Saat ditemukan, stempel Kerajaan Samudera Pasai telah patah bagian gagangnya. Ada pendapat yang mengungkapkan bahwa stempel ini sudah digunakan sampai masa pemerintahan Sultan Zainal Abidin.
Pada makam Sultan Malik As-Shalih terdapat nisan yang menyatakan bahwa tersebut milik Sultan Malik As-Shalih. Nisan ini berbentuk segiempat pipih bersayap.
Pada bagian puncak nisan terdapat mahkota 2 tingkat. Nisan berisi keterangan pemilik makam dan waktu wafat serta terdapat syair yang kesemuanya berbahasa Arab.

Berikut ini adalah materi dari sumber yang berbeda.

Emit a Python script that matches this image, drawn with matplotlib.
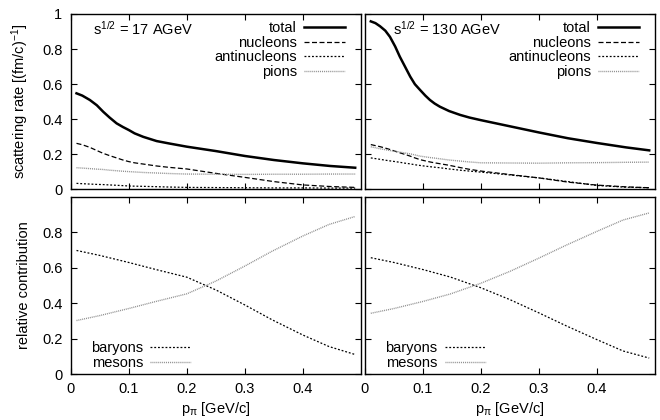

Nisan Sultanah Nahrasiyah terbuat dari pualam. Pada nisan ini dimuat silsilah sultan Samudera Pasai. Makam Sultanah dihiasi dengan ayat Alquran yakni kaligrafi Surah Yasin, Ali Imran ayat 18-19, Al-Baqarah dan ayat Kursi.
Sultan Malik Al-Zahir adalah putra Sultan Malik As-Shalih. Sultan Malik Al-Zahir memerintah Kerajaan Samudera Pasai 1287-1326 M. Makam Sultan Muhammad Malik Al-Zahir berada berdampingan dengan makam sang ayah.
Tengku Sidi Abdullah Tajul Nillah merupakan cicit dari Khalifah Al-Muntasir dari Dinasti Abbasiyah. Tengku Sidi pernah memegang jabatan di Kerajaan Samudera Pasai yakni sebagai Menteri Keuangan.
Makam Tengku Sidi berada di Gampong Kuta Krueng. Batu nisan pada makamnya terbuat dari marmer dan dihiasi kaligrafi.
Makam Teungku Peut Ploh Peuet dikenal juga sebagai Makam Teungku 44. Hal ini karena makam ini terdiri dari 44 makam ulama dari Kerajaan Samudera Pasai yang dibunuh akibat menentang dan mengharamkan pernikahan raja dan putri kandungnya.
Makam Ratu Al-Aqla atau Nur Ilah merupakan makam dari putri Sultan Muhammad Malik Al-Zahir. Makam ini terletak di Gampong Meunje Tujoh Keca Matangkuli. Batu nisan pada makam ini berhiaskan kaligrafi berbahasa Arab dan Kawi.